Fix import

danisereb · danisereb · commit 69bf7b06f943 · 2026-03-08T15:14:09.000+02:00
Fix precommit

Raise error if LoRA is used

Signed-off-by: Daniel Serebrenik &lt;daserebrenik@nvidia.com&gt;
diff --git a/vllm/model_executor/layers/fused_moe/oracle/mxfp8.py b/vllm/model_executor/layers/fused_moe/oracle/mxfp8.py
@@ -15,6 +15,9 @@ class MxFp8MoeBackend(Enum):
 def select_mxfp8_moe_backend(
     config: FusedMoEConfig,
 ) -> MxFp8MoeBackend:
+    if config.is_lora_enabled:
+        raise NotImplementedError("LoRA is not supported for MXFP8 MoE.")
+
     AVAILABLE_BACKENDS = [
         MxFp8MoeBackend.FLASHINFER_TRTLLM,
     ]
diff --git a/vllm/model_executor/layers/quantization/modelopt.py b/vllm/model_executor/layers/quantization/modelopt.py
@@ -5,7 +5,6 @@
 from typing import TYPE_CHECKING, Any
 
 import torch
-from flashinfer.fused_moe.core import ActivationType, Fp8QuantizationType
 from torch.nn.parameter import Parameter
 
 import vllm.model_executor.layers.fused_moe.modular_kernel as mk
@@ -1710,9 +1709,11 @@ def __init__(
     ) -> None:
         super().__init__(moe_config)
         self.quant_config = quant_config
-        self.mxfp8_backend = select_mxfp8_moe_backend(self.moe)
         assert self.quant_config.is_checkpoint_mxfp8_serialized
 
+        # Select MXFP8 MoE backend
+        self.mxfp8_backend = select_mxfp8_moe_backend(self.moe)
+
     def create_weights(
         self,
         layer: torch.nn.Module,
@@ -1835,16 +1836,6 @@ def _shuffle_weights_for_trtllm(self, layer: torch.nn.Module) -> None:
         is_gated = self.moe.is_act_and_mul
         intermediate_size_factor = 2 if is_gated else 1
 
-        logger.debug(
-            "MXFP8 MoE: activation=%s is_act_and_mul=%s "
-            "w13_weight_shape=%s w13_scale_shape=%s w2_weight_shape=%s",
-            self.moe.activation,
-            is_gated,
-            tuple(layer.w13_weight.shape),
-            tuple(layer.w13_weight_scale.shape),
-            tuple(layer.w2_weight.shape),
-        )
-
         w13_weight = layer.w13_weight.data
         w13_scale = layer.w13_weight_scale.data
         if is_gated:
@@ -1927,15 +1918,15 @@ def process_weights_after_loading(self, layer: torch.nn.Module) -> None:
     def maybe_make_prepare_finalize(
         self,
         routing_tables: tuple[torch.Tensor, torch.Tensor, torch.Tensor] | None = None,
-    ) -> mk.FusedMoEPrepareAndFinalize | None:
+    ) -> mk.FusedMoEPrepareAndFinalizeModular | None:
         raise ValueError(
             f"{self.__class__.__name__} uses the new modular kernel initialization "
             "logic.

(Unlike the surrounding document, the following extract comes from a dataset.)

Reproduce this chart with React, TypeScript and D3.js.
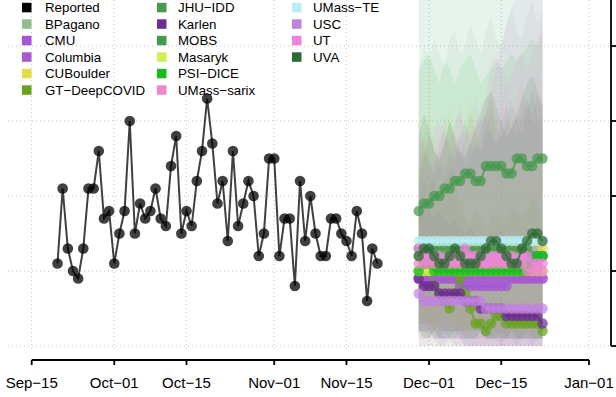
import React from 'react';
import * as d3 from 'd3';

const W = 616;
const H = 397;

// reported daily counts, Sep 20 .. Nov 21 2020
const reportedStart = Date.UTC(2020, 8, 20);
const reported = [11, 21, 13, 10, 9, 13, 21, 21, 26, 17, 18, 11, 15, 18, 30, 15, 19, 17, 18, 21, 17, 16, 24, 28, 15, 18, 16, 22, 26, 33, 27, 19, 22, 14, 26, 16, 19, 22, 20, 12, 15, 25, 25, 12, 17, 17, 8, 22, 14, 20, 15, 12, 12, 17, 17, 15, 14, 12, 18, 15, 6, 13, 11];

// forecasts, Nov 29 .. Dec 23 2020
const forecastStart = Date.UTC(2020, 10, 29);

const bpaganoMed = [12, 12, 12, 12, 12, 12, 12, 12, 12, 12, 12, 12, 12, 12, 12, 12, 12, 12, 12, 12, 12, 12, 12, 12, 12];
const bpaganoLo = [3, 3, 3, 3, 2, 2, 2, 2, 2, 2, 2, 2, 2, 1, 1, 1, 1, 1, 1, 1, 1, 1, 1, 1, 1];
const bpaganoHi = [36, 40, 38, 41, 39, 37, 41, 42, 39, 40, 43, 41, 39, 42, 44, 41, 40, 43, 45, 42, 41, 44, 46, 43, 45];

const cmuMed = [9, 9, 9, 9, 9, 9, 9, 9, 8, 8, 8, 8, 8, 8, 8, 8, 8, 8, 9, 9, 9, 9, 9, 9, 9];
const cmuLo = [1, 1, 1, 1, 0, 0, 1, 0, 0, 0, 0, 0, 0, 0, 0, 0, 0, 0, 0, 0, 0, 0, 0, 0, 0];
const cmuHi = [20, 22, 21, 23, 24, 22, 23, 25, 26, 24, 25, 27, 26, 28, 29, 27, 28, 30, 29, 31, 30, 32, 31, 33, 32];

const columbiaMed = [9, 8, 8, 9, 9, 9, 9, 9, 9, 9, 9, 9, 9, 9, 9, 9, 9, 9, 9, 9, 9, 9, 9, 9, 9];
const columbiaLo = [2, 2, 1, 2, 1, 1, 2, 1, 1, 1, 1, 1, 1, 1, 1, 1, 0, 1, 1, 0, 1, 1, 0, 1, 1];
const columbiaHi = [24, 26, 25, 23, 27, 29, 26, 25, 28, 30, 27, 26, 29, 31, 28, 27, 30, 32, 29, 28, 31, 33, 30, 29, 32];

const cuboulderMed = [13, 13, 13, 13, 13, 13, 13, 13, 13, 13, 13, 13, 13, 13, 13, 13, 13, 13, 13, 13, 13, 14, 14, 14, 13];
const cuboulderLo = [4, 3, 4, 3, 3, 4, 3, 3, 3, 3, 2, 3, 3, 2, 3, 2, 2, 3, 2, 2, 2, 3, 2, 2, 2];
const cuboulderHi = [26, 28, 31, 27, 25, 29, 32, 28, 26, 30, 33, 29, 27, 31, 33, 30, 28, 32, 30, 29, 33, 31, 30, 34, 32];

const gtMed = [10, 10, 10, 8, 7, 6, 5, 7, 9, 7, 5, 3, 3, 2, 3, 4, 4, 3, 3, 3, 3, 3, 3, 3, 2];
const gtLo = [0, 0, 0, 0, 0, 0, 0, 0, 0, 0, 0, 0, 0, 0, 0, 0, 0, 0, 0, 0, 0, 0, 0, 0, 0];
const gtHi = [30, 27, 24, 22, 20, 23, 26, 22, 19, 17, 16, 18, 17, 15, 17, 18, 16, 17, 19, 18, 17, 18, 20, 19, 17];

const jhuMed = [13, 13, 13, 13, 13, 13, 13, 13, 13, 13, 13, 13, 13, 13, 13, 13, 13, 13, 13, 13, 13, 13, 12, 12, 12];
const jhuLo = [3, 3, 3, 2, 3, 2, 2, 2, 2, 2, 2, 2, 2, 2, 1, 2, 1, 1, 1, 1, 1, 1, 1, 1, 1];
const jhuHi = [22, 25, 28, 26, 24, 27, 30, 27, 25, 28, 31, 28, 26, 29, 32, 29, 27, 30, 33, 30, 28, 31, 34, 31, 29];

const karlenMed = [9, 8, 8, 8, 7, 7, 7, 7, 7, 6, 6, 6, 5, 5, 5, 5, 5, 4, 4, 4, 4, 4, 4, 4, 3];
const karlenLo = [2, 2, 2, 1, 1, 1, 1, 1, 1, 0, 0, 0, 0, 0, 0, 0, 0, 0, 0, 0, 0, 0, 0, 0, 0];
const karlenHi = [18, 19, 18, 17, 18, 17, 16, 17, 16, 15, 16, 15, 14, 15, 14, 13, 14, 13, 12, 13, 12, 11, 12, 11, 10];

const mobsMed = [18, 19, 19, 20, 20, 21, 21, 22, 22, 23, 23, 22, 22, 24, 24, 24, 24, 23, 23, 25, 25, 24, 24, 25, 25];
const mobsLo = [10, 10, 10, 11, 11, 11, 11, 12, 12, 12, 12, 12, 12, 13, 13, 13, 13, 13, 13, 14, 14, 14, 14, 14, 14];
const mobsHi = [48, 50, 50, 52, 53, 53, 55, 56, 56, 58, 59, 59, 61, 62, 62, 64, 65, 66, 66, 68, 69, 70, 70, 72, 73];

const masarykMed = [10, 10, 10, 10, 10, 10, 10, 10, 10, 10, 10, 10, 10, 10, 10, 10, 10, 10, 10, 10, 10, 10, 10, 10, 10];
const masarykLo = [3, 2, 3, 2, 2, 3, 2, 2, 3, 2, 2, 2, 3, 2, 2, 2, 2, 3, 2, 2, 2, 2, 2, 2, 2];
const masarykHi = [21, 20, 22, 21, 23, 22, 21, 23, 22, 24, 23, 22, 24, 23, 25, 24, 23, 25, 24, 26, 25, 24, 26, 25, 27];

const psiMed = [10, 11, 11, 10, 10, 10, 10, 10, 10, 10, 10, 10, 10, 10, 10, 10, 10, 10, 10, 10, 10, 10, 11, 12, 12];
const psiLo = [2, 1, 2, 1, 1, 2, 1, 1, 2, 1, 1, 1, 2, 1, 1, 1, 2, 1, 1, 1, 1, 2, 1, 1, 1];
const psiHi = [37, 38, 39, 37, 35, 38, 37, 35, 37, 38, 39, 37, 35, 36, 37, 38, 37, 38, 39, 38, 39, 40, 41, 40, 42];

const sarixMed = [11, 11, 11, 11, 11, 11, 11, 11, 11, 11, 11, 11, 11, 11, 11, 11, 11, 11, 11, 11, 11, 10, 10, 10, 10];
const sarixLo = [2, 2, 2, 2, 2, 2, 2, 2, 2, 1, 2, 1, 1, 1, 1, 1, 1, 1, 1, 1, 1, 1, 1, 1, 1];
const sarixHi = [25, 27, 29, 26, 28, 31, 27, 29, 32, 28, 30, 33, 29, 31, 34, 30, 32, 35, 31, 33, 36, 32, 34, 37, 33];

const umassTeMed = [14, 14, 14, 14, 14, 14, 14, 14, 14, 14, 14, 14, 14, 14, 14, 14, 14, 14, 14, 14, 14, 14, 14, 14, 14];
const umassTeLo = [8, 8, 8, 8, 7, 7, 7, 7, 7, 7, 6, 6, 6, 6, 6, 6, 6, 5, 5, 5, 5, 5, 5, 5, 5];
const umassTeHi = [55, 55, 56, 56, 57, 57, 58, 59, 59, 60, 60, 61, 62, 62, 63, 63, 64, 65, 65, 66, 67, 67, 68, 69, 69];

const uscMed = [7, 6, 6, 6, 6, 6, 6, 6, 6, 6, 6, 6, 6, 5, 5, 5, 5, 5, 5, 5, 5, 5, 5, 5, 5];
const uscLo = [0, 0, 0, 0, 0, 0, 0, 0, 0, 0, 0, 0, 0, 0, 0, 0, 0, 0, 0, 0, 0, 0, 0, 0, 0];
const uscHi = [22, 24, 23, 25, 26, 24, 25, 27, 28, 26, 27, 29, 30, 31, 34, 37, 40, 43, 45, 47, 49, 52, 55, 57, 60];

const utMed = [13, 12, 12, 12, 12, 11, 12, 12, 12, 13, 12, 12, 12, 11, 12, 12, 12, 12, 12, 11, 12, 12, 11, 11, 11];
const utLo = [3, 3, 2, 3, 2, 2, 3, 2, 2, 2, 3, 2, 2, 2, 2, 2, 2, 2, 2, 2, 2, 2, 2, 2, 2];
const utHi = [27, 28, 26, 29, 30, 28, 27, 30, 31, 29, 28, 30, 32, 33, 38, 39, 37, 35, 36, 38, 39, 37, 39, 41, 43];

const uvaMed = [12, 13, 13, 12, 11, 11, 12, 13, 12, 11, 11, 11, 12, 13, 14, 14, 13, 12, 11, 11, 13, 14, 15, 15, 14];
const uvaLo = [2, 1, 1, 2, 1, 1, 1, 2, 1, 1, 1, 1, 2, 1, 1, 1, 1, 1, 2, 1, 1, 1, 1, 1, 1];
const uvaHi = [28, 31, 29, 26, 25, 27, 30, 28, 26, 25, 27, 29, 31, 33, 34, 32, 30, 28, 29, 31, 33, 35, 36, 34, 32];

const models = [
  {name: 'BPagano', med: bpaganoMed, lo: bpaganoLo, hi: bpaganoHi},
  {name: 'CMU', med: cmuMed, lo: cmuLo, hi: cmuHi},
  {name: 'Columbia', med: columbiaMed, lo: columbiaLo, hi: columbiaHi},
  {name: 'CUBoulder', med: cuboulderMed, lo: cuboulderLo, hi: cuboulderHi},
  {name: 'GT\u2212DeepCOVID', med: gtMed, lo: gtLo, hi: gtHi},
  {name: 'JHU\u2212IDD', med: jhuMed, lo: jhuLo, hi: jhuHi},
  {name: 'Karlen', med: karlenMed, lo: karlenLo, hi: karlenHi},
  {name: 'MOBS', med: mobsMed, lo: mobsLo, hi: mobsHi},
  {name: 'Masaryk', med: masarykMed, lo: masarykLo, hi: masarykHi},
  {name: 'PSI\u2212DICE', med: psiMed, lo: psiLo, hi: psiHi},
  {name: 'UMass\u2212sarix', med: sarixMed, lo: sarixLo, hi: sarixHi},
  {name: 'UMass\u2212TE', med: umassTeMed, lo: umassTeLo, hi: umassTeHi},
  {name: 'USC', med: uscMed, lo: uscLo, hi: uscHi},
  {name: 'UT', med: utMed, lo: utLo, hi: utHi},
  {name: 'UVA', med: uvaMed, lo: uvaLo, hi: uvaHi},
];

const colors: Record<string, string> = {
  'Reported': '#000000',
  'BPagano': '#8fbf8f',
  'CMU': '#a455d6',
  'Columbia': '#a85bd0',
  'CUBoulder': '#e6dc48',
  'GT\u2212DeepCOVID': '#67a31e',
  'JHU\u2212IDD': '#4a994f',
  'Karlen': '#6b2d8f',
  'MOBS': '#45994d',
  'Masaryk': '#cff152',
  'PSI\u2212DICE': '#14bd1c',
  'UMass\u2212sarix': '#ec88c8',
  'UMass\u2212TE': '#b8eef5',
  'USC': '#c282e0',
  'UT': '#ee84dc',
  'UVA': '#2e6a34',
};

const legendNames = ['Reported', ...models.map(m => m.name)];

const xTickDates = [
  Date.UTC(2020, 8, 15), Date.UTC(2020, 9, 1), Date.UTC(2020, 9, 15), Date.UTC(2020, 10, 1),
  Date.UTC(2020, 10, 15), Date.UTC(2020, 11, 1), Date.UTC(2020, 11, 15), Date.UTC(2021, 0, 1),
];
const xTickLabels = ['Sep\u221215', 'Oct\u221201', 'Oct\u221215', 'Nov\u221201', 'Nov\u221215', 'Dec\u221201', 'Dec\u221215', 'Jan\u221201'];
const yTicks = [0, 10, 20, 30, 40, 50];

const x = d3.scaleUtc()
  .domain([new Date(xTickDates[0]), new Date(xTickDates[7])])
  .range([31.7, 589]);
const y = d3.scaleLinear().domain([0, 40]).range([346, 46]);

const dayAt = (start: number, i: number) => d3.utcDay.offset(new Date(start), i);

const plotLeft = 8;
const plotRight = 611;
const plotBottom = 352;

const font = '"Liberation Sans", Arial, Helvetica, sans-serif';

export default function App() {
  const line = d3.line<number>()
    .x((_, i) => x(dayAt(forecastStart, i)))
    .y(d => y(d));

  const reportedLine = d3.line<number>()
    .x((_, i) => x(dayAt(reportedStart, i)))
    .y(d => y(d));

  return (
    <svg width={W} height={H} style={{position: 'absolute', left: 0, top: 0, background: '#fff'}}
      fontFamily={font}>
      {/* grid */}
      {xTickDates.map(d => (
        <line key={'gx' + d} x1={x(new Date(d))} x2={x(new Date(d))} y1={0} y2={plotBottom}
          stroke="#c4c4c4" strokeWidth={1} strokeDasharray="1,3" />
      ))}
      {yTicks.map(t => (
        <line key={'gy' + t} x1={plotLeft} x2={plotRight} y1={y(t)} y2={y(t)}
          stroke="#c4c4c4" strokeWidth={1} strokeDasharray="1,3" />
      ))}

      {/* prediction intervals */}
      {models.map(m => {
        const a = d3.area<number>()
          .x((_, i) => x(dayAt(forecastStart, i)))
          .y0((_, i) => y(m.lo[i]))
          .y1(d => y(d));
        return <path key={'pi' + m.name} d={a(m.hi) || ''} fill={colors[m.name]} fillOpacity={0.1} />;
      })}

      {/* forecast medians */}
      {models.map(m => (
        <g key={'md' + m.name}>
          <path d={line(m.med) || ''} fill="none" stroke={colors[m.name]} strokeOpacity={0.75} strokeWidth={2} />
          {m.med.map((v, i) => (
            <circle key={i} cx={x(dayAt(forecastStart, i))} cy={y(v)} r={5.2}
              fill={colors[m.name]} fillOpacity={0.72} />
          ))}
        </g>
      ))}

      {/* reported */}
      <path d={reportedLine(reported) || ''} fill="none" stroke="#000" strokeOpacity={0.75} strokeWidth={2} />
      {reported.map((v, i) => (
        <circle key={'r' + i} cx={x(dayAt(reportedStart, i))} cy={y(v)} r={5.3} fill="#000" fillOpacity={0.75} />
      ))}

      {/* legend */}
      {legendNames.map((n, i) => {
        const col = Math.floor(i / 6);
        const row = i % 6;
        const sx = [22, 157, 292][col];
        const tx = [45, 178, 313][col];
        const cy = 7.5 + row * 16.5;
        return (
          <g key={'lg' + n}>
            <rect x={sx} y={cy - 4.7} width={9.5} height={9.5} fill={colors[n]} />
            <text x={tx} y={cy + 4.7} fontSize={13.3} fill="#000">{n}</text>
          </g>
        );
      })}

      {/* x axis */}
      <line x1={x(new Date(xTickDates[0]))} x2={x(new Date(xTickDates[7]))} y1={360} y2={360} stroke="#000" strokeWidth={1.8} />
      {xTickDates.map((d, i) => (
        <g key={'xt' + d}>
          <line x1={x(new Date(d))} x2={x(new Date(d))} y1={360} y2={365} stroke="#000" strokeWidth={1.8} />
          <text x={x(new Date(d))} y={387.5} fontSize={15} textAnchor="middle" fill="#000">{xTickLabels[i]}</text>
        </g>
      ))}

      {/* right axis */}
      <line x1={plotRight} x2={plotRight} y1={y(yTicks[yTicks.length - 1])} y2={y(0)} stroke="#000" strokeWidth={1.8} />
      {yTicks.map(t => (
        <line key={'yt' + t} x1={plotRight} x2={plotRight + 5} y1={y(t)} y2={y(t)} stroke="#000" strokeWidth={1.8} />
      ))}
    </svg>
  );
}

This function should not be called."
         )
 
     def select_gemm_impl(
         self,
-        prepare_finalize: mk.FusedMoEPrepareAndFinalize,
+        prepare_finalize: mk.FusedMoEPrepareAndFinalizeModular,
         layer: torch.nn.Module,
     ) -> mk.FusedMoEExpertsModular:
         raise ValueError(
@@ -1959,6 +1950,11 @@ def apply_monolithic(
         x: torch.Tensor,
         router_logits: torch.Tensor,
     ) -> torch.Tensor | tuple[torch.Tensor, torch.Tensor]:
+        from flashinfer.fused_moe.core import (
+            ActivationType,
+            Fp8QuantizationType,
+        )
+
         assert self.mxfp8_backend == MxFp8MoeBackend.FLASHINFER_TRTLLM
 
         if layer.enable_eplb: